Slots Working With Movies and Music Studios
Another major way pop culture shapes online gambling is through the explosion of officially licensed slot games. What started as the occasional film-themed machine has become a full-blown trend, with game developers partnering directly with movie studios, TV networks, and record labels. Today you can find slots based on everything from cult classics to chart-topping artists — and they’re some of the most-played titles in the industry. Some of the most popular examples include:
- NetEnt Rocks series: A series of online slots based on popular rock bands such as Motörhead, Guns ‘N’ Roses and Jimi Hendrix.
- Microgaming’s slots based on popular movies such as The Terminator, Jurassic Park and Bridesmaids.
For players, the appeal is obvious. A familiar character, soundtrack, or storyline makes a game feel instantly accessible. Nostalgia and fandom do a lot of work here. And for game providers, it’s a way to stand out in an overcrowded market by offering something recognisable and emotionally charged.
All of this also means the number of themed games has grown quickly, and it can be hard to know which ones are actually worth trying. That’s partly why many players now look at Hityah.com and similar comparison sites, which track new slots releases and highlight where specific branded games are available. It’s a straightforward way to make sense of a space that’s expanding faster than ever.
The Aesthetic Shift Inside Online Casinos
Pop culture hasn’t just influenced who promotes gambling or which franchises become slot machines — it has also reshaped the look and feel of online casinos themselves. The days of loud, flashing graphics are largely gone. Modern platforms now borrow their visual cues from fashion, gaming, and tech apps, creating a style that feels far more in tune with everyday digital life.

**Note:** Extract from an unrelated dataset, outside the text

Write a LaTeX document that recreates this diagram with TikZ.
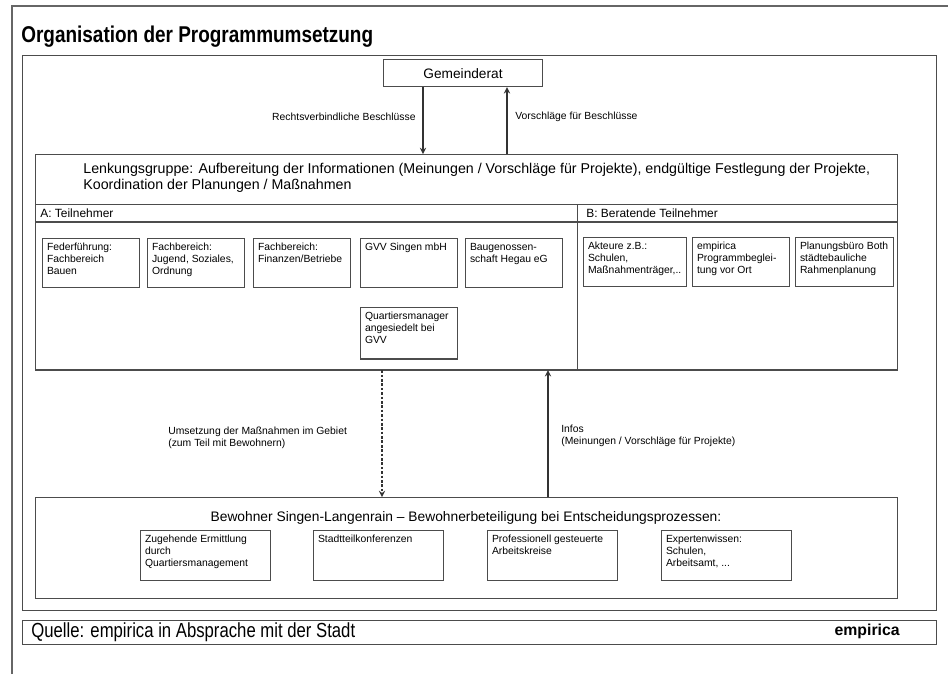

A lot of today’s casino design trends come directly from wider pop-culture aesthetics:
- Minimalist layouts that are clean and uncluttered
- Soft colour palettes and clean typography taken from modern tech design
- Mobile-first interfaces that mirror social and gaming apps people already use
These choices aren’t just cosmetic. Casino brands know users compare them to everything else on their screens. When a site reflects the aesthetics people recognise from culture and entertainment, it feels more intuitive, more credible, and much easier to engage with.
Livestream Culture and Gambling as Entertainment
One of the clearest signs that online gambling has merged with mainstream pop culture is the rise of livestreamed casino content. What started as a niche corner of Twitch and YouTube has grown into a full entertainment category, with creators broadcasting their sessions just like gamers stream playthroughs or DJs stream sets. Livestreaming itself has become such a cultural force that entire studies, such as MIT Press’s Real Life in Real Time: Live-Streaming Culture, have explored how this format reshapes online behaviour and audience expectations.
Casino streams fit neatly into that wider shift. They often look and feel like any other influencer content: fast edits, chat interaction, branded setups, and a focus on personality over pure gameplay.
Viewers tune in not only to see wins and losses but to follow creators they already recognise from elsewhere online. In this context, gambling becomes part of a broader entertainment mix rather than a separate activity.
This trend has also influenced how casinos design their products. Games with bold visuals, quick pacing, and strong themes work best on-stream, so developers increasingly build with that format in mind. Some platforms even introduce features specifically for streamers, aware that one popular creator can bring thousands of viewers to a single game.
It’s a perfect example of how pop culture doesn’t just influence gambling from a distance — it actively reshapes how the industry presents itself, how games are built, and how audiences engage with them.
How Pop Culture Keeps Reshaping the Online Casino World
All of these trends show how closely online gambling now sits alongside the entertainment people already consume. Celebrity partnerships, licensed games, modern design, and livestream culture don’t exist in separate lanes. They overlap in a way that makes the industry feel far more familiar than it once did.
It doesn’t mean gambling has suddenly changed its purpose. It simply reflects how the industry keeps adapting to the cultural habits, aesthetics, and personalities that shape life online. In the end, pop culture hasn’t made gambling something new — it’s just made it easier to recognise.